Exercise task:
Reproduce each line of the material exactly, minus any picture.

— Begin —

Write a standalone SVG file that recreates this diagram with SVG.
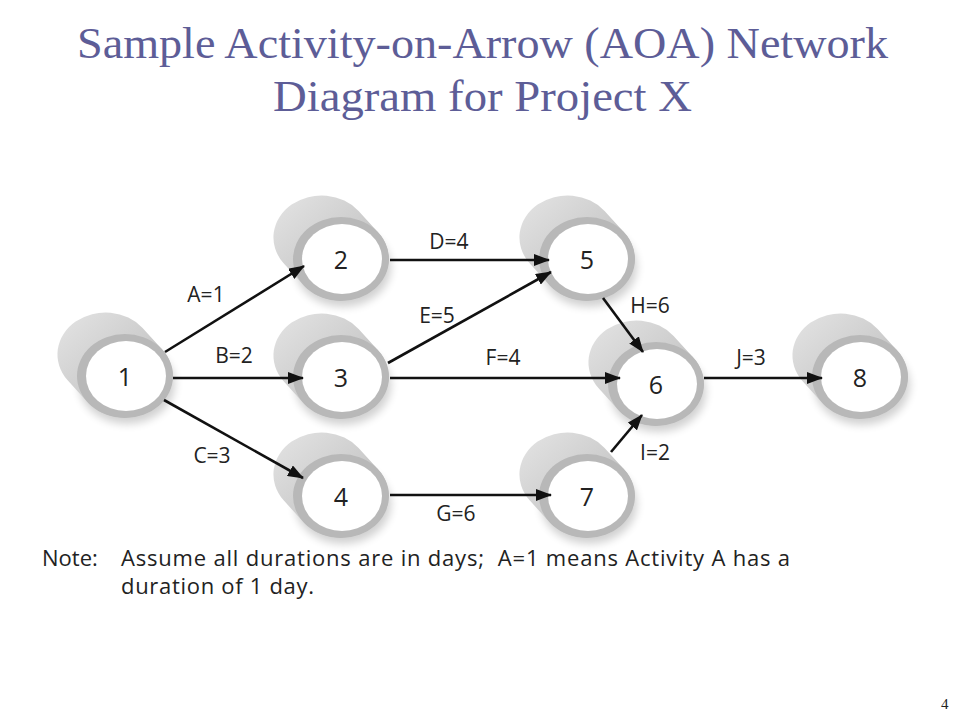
<svg xmlns="http://www.w3.org/2000/svg" xmlns:xlink="http://www.w3.org/1999/xlink" width="960" height="720" viewBox="0 0 960 720">
<style>
.title{font-family:"Liberation Serif","Times New Roman",serif;font-size:44px;fill:#5d5d97}
.num{font-family:"Open Sans","Liberation Sans",sans-serif;font-size:25px;fill:#222;text-anchor:middle;dominant-baseline:central}
.lbl{font-family:"Open Sans","Liberation Sans",sans-serif;font-size:21px;fill:#222;text-anchor:middle}
.note{font-family:"Open Sans","Liberation Sans",sans-serif;font-size:22px;fill:#222;white-space:pre}
.arr{stroke:#111;stroke-width:2.6;fill:none;marker-end:url(#ah)}
.pg{font-family:"Liberation Serif",serif;font-size:15px;fill:#222}
</style>
<defs>
<marker id="ah" viewBox="0 0 16 12" refX="15" refY="6" markerWidth="16" markerHeight="12" markerUnits="userSpaceOnUse" orient="auto">
<path d="M0,0 L16,6 L0,12 Z" fill="#111"/>
</marker>
<linearGradient id="body" x1="0" y1="0" x2="1" y2="1">
<stop offset="0" stop-color="#e4e4e4"/>
<stop offset="0.5" stop-color="#cdcdcd"/>
<stop offset="1" stop-color="#a0a0a0"/>
</linearGradient>
<filter id="sh" x="-30%" y="-30%" width="160%" height="160%">
<feGaussianBlur stdDeviation="4"/>
</filter>
<g id="cyl">
<ellipse cx="2" cy="8" rx="48" ry="40" fill="#000" opacity="0.18" filter="url(#sh)"/>
<path d="M37.6,-26.1 L17.6,-48.1 A48 42 0 0 0 -57.6,4.1 L-37.6,26.1 A48 42 0 0 0 37.6,-26.1 Z" fill="url(#body)"/>
<ellipse cx="0" cy="0" rx="48" ry="42" fill="#b8b8b8"/>
<ellipse cx="1" cy="0" rx="40" ry="35" fill="#fff"/>
</g>
</defs>
<rect width="960" height="720" fill="#fff"/>
<text class="title" x="77" y="58" textLength="811" lengthAdjust="spacingAndGlyphs">Sample Activity-on-Arrow (AOA) Network</text>
<text class="title" x="273" y="111" textLength="419" lengthAdjust="spacingAndGlyphs">Diagram for Project X</text>

<g id="node1" transform="translate(125,376)"><use xlink:href="#cyl"/><text class="num" x="0" y="0">1</text></g>
<g id="node2" transform="translate(341,259)"><use xlink:href="#cyl"/><text class="num" x="0" y="0">2</text></g>
<g id="node3" transform="translate(341,377)"><use xlink:href="#cyl"/><text class="num" x="0" y="0">3</text></g>
<g id="node4" transform="translate(341,496)"><use xlink:href="#cyl"/><text class="num" x="0" y="0">4</text></g>
<g id="node5" transform="translate(587,259)"><use xlink:href="#cyl"/><text class="num" x="0" y="0">5</text></g>
<g id="node6" transform="translate(656,384)"><use xlink:href="#cyl"/><text class="num" x="0" y="0">6</text></g>
<g id="node7" transform="translate(587,496)"><use xlink:href="#cyl"/><text class="num" x="0" y="0">7</text></g>
<g id="node8" transform="translate(860,377)"><use xlink:href="#cyl"/><text class="num" x="0" y="0">8</text></g>

<g id="connectors">
<line class="arr" x1="165" y1="352" x2="304" y2="266"/>
<line class="arr" x1="173" y1="378" x2="303" y2="378"/>
<line class="arr" x1="164" y1="400" x2="303" y2="478"/>
<line class="arr" x1="390" y1="260" x2="549" y2="260"/>
<line class="arr" x1="388" y1="363" x2="551" y2="272"/>
<line class="arr" x1="390" y1="378" x2="620" y2="378"/>
<line class="arr" x1="603" y1="298" x2="643" y2="352"/>
<line class="arr" x1="611" y1="452" x2="642" y2="415"/>
<line class="arr" x1="704" y1="378" x2="822" y2="378"/>
<line class="arr" x1="390" y1="495" x2="551" y2="495"/>
<text class="lbl" x="206" y="302">A=1</text>
<text class="lbl" x="234" y="363">B=2</text>
<text class="lbl" x="212" y="463">C=3</text>
<text class="lbl" x="449" y="249">D=4</text>
<text class="lbl" x="437" y="323">E=5</text>
<text class="lbl" x="503" y="365">F=4</text>
<text class="lbl" x="650" y="313">H=6</text>
<text class="lbl" x="655" y="460">I=2</text>
<text class="lbl" x="751" y="365">J=3</text>
<text class="lbl" x="456" y="521">G=6</text>
</g>

<text class="note" x="42" y="566">Note:</text>
<text class="note" x="121" y="566" textLength="669" lengthAdjust="spacing">Assume all durations are in days;  A=1 means Activity A has a</text>
<text class="note" x="121" y="594" textLength="193" lengthAdjust="spacing">duration of 1 day.</text>
<text class="pg" x="941" y="709">4</text>
</svg>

— End —

Solution to this problem:
Write a standalone SVG file that recreates this diagram with SVG.
<svg xmlns="http://www.w3.org/2000/svg" xmlns:xlink="http://www.w3.org/1999/xlink" width="960" height="720" viewBox="0 0 960 720">
<style>
.title{font-family:"Liberation Serif","Times New Roman",serif;font-size:44px;fill:#5d5d97}
.num{font-family:"Open Sans","Liberation Sans",sans-serif;font-size:25px;fill:#222;text-anchor:middle;dominant-baseline:central}
.lbl{font-family:"Open Sans","Liberation Sans",sans-serif;font-size:21px;fill:#222;text-anchor:middle}
.note{font-family:"Open Sans","Liberation Sans",sans-serif;font-size:22px;fill:#222;white-space:pre}
.arr{stroke:#111;stroke-width:2.6;fill:none;marker-end:url(#ah)}
.pg{font-family:"Liberation Serif",serif;font-size:15px;fill:#222}
</style>
<defs>
<marker id="ah" viewBox="0 0 16 12" refX="15" refY="6" markerWidth="16" markerHeight="12" markerUnits="userSpaceOnUse" orient="auto">
<path d="M0,0 L16,6 L0,12 Z" fill="#111"/>
</marker>
<linearGradient id="body" x1="0" y1="0" x2="1" y2="1">
<stop offset="0" stop-color="#e4e4e4"/>
<stop offset="0.5" stop-color="#cdcdcd"/>
<stop offset="1" stop-color="#a0a0a0"/>
</linearGradient>
<filter id="sh" x="-30%" y="-30%" width="160%" height="160%">
<feGaussianBlur stdDeviation="4"/>
</filter>
<g id="cyl">
<ellipse cx="2" cy="8" rx="48" ry="40" fill="#000" opacity="0.18" filter="url(#sh)"/>
<path d="M37.6,-26.1 L17.6,-48.1 A48 42 0 0 0 -57.6,4.1 L-37.6,26.1 A48 42 0 0 0 37.6,-26.1 Z" fill="url(#body)"/>
<ellipse cx="0" cy="0" rx="48" ry="42" fill="#b8b8b8"/>
<ellipse cx="1" cy="0" rx="40" ry="35" fill="#fff"/>
</g>
</defs>
<rect width="960" height="720" fill="#fff"/>
<text class="title" x="77" y="58" textLength="811" lengthAdjust="spacingAndGlyphs">Sample Activity-on-Arrow (AOA) Network</text>
<text class="title" x="273" y="111" textLength="419" lengthAdjust="spacingAndGlyphs">Diagram for Project X</text>

<g id="node1" transform="translate(125,376)"><use xlink:href="#cyl"/><text class="num" x="0" y="0">1</text></g>
<g id="node2" transform="translate(341,259)"><use xlink:href="#cyl"/><text class="num" x="0" y="0">2</text></g>
<g id="node3" transform="translate(341,377)"><use xlink:href="#cyl"/><text class="num" x="0" y="0">3</text></g>
<g id="node4" transform="translate(341,496)"><use xlink:href="#cyl"/><text class="num" x="0" y="0">4</text></g>
<g id="node5" transform="translate(587,259)"><use xlink:href="#cyl"/><text class="num" x="0" y="0">5</text></g>
<g id="node6" transform="translate(656,384)"><use xlink:href="#cyl"/><text class="num" x="0" y="0">6</text></g>
<g id="node7" transform="translate(587,496)"><use xlink:href="#cyl"/><text class="num" x="0" y="0">7</text></g>
<g id="node8" transform="translate(860,377)"><use xlink:href="#cyl"/><text class="num" x="0" y="0">8</text></g>

<g id="connectors">
<line class="arr" x1="165" y1="352" x2="304" y2="266"/>
<line class="arr" x1="173" y1="378" x2="303" y2="378"/>
<line class="arr" x1="164" y1="400" x2="303" y2="478"/>
<line class="arr" x1="390" y1="260" x2="549" y2="260"/>
<line class="arr" x1="388" y1="363" x2="551" y2="272"/>
<line class="arr" x1="390" y1="378" x2="620" y2="378"/>
<line class="arr" x1="603" y1="298" x2="643" y2="352"/>
<line class="arr" x1="611" y1="452" x2="642" y2="415"/>
<line class="arr" x1="704" y1="378" x2="822" y2="378"/>
<line class="arr" x1="390" y1="495" x2="551" y2="495"/>
<text class="lbl" x="206" y="302">A=1</text>
<text class="lbl" x="234" y="363">B=2</text>
<text class="lbl" x="212" y="463">C=3</text>
<text class="lbl" x="449" y="249">D=4</text>
<text class="lbl" x="437" y="323">E=5</text>
<text class="lbl" x="503" y="365">F=4</text>
<text class="lbl" x="650" y="313">H=6</text>
<text class="lbl" x="655" y="460">I=2</text>
<text class="lbl" x="751" y="365">J=3</text>
<text class="lbl" x="456" y="521">G=6</text>
</g>

<text class="note" x="42" y="566">Note:</text>
<text class="note" x="121" y="566" textLength="669" lengthAdjust="spacing">Assume all durations are in days;  A=1 means Activity A has a</text>
<text class="note" x="121" y="594" textLength="193" lengthAdjust="spacing">duration of 1 day.</text>
<text class="pg" x="941" y="709">4</text>
</svg>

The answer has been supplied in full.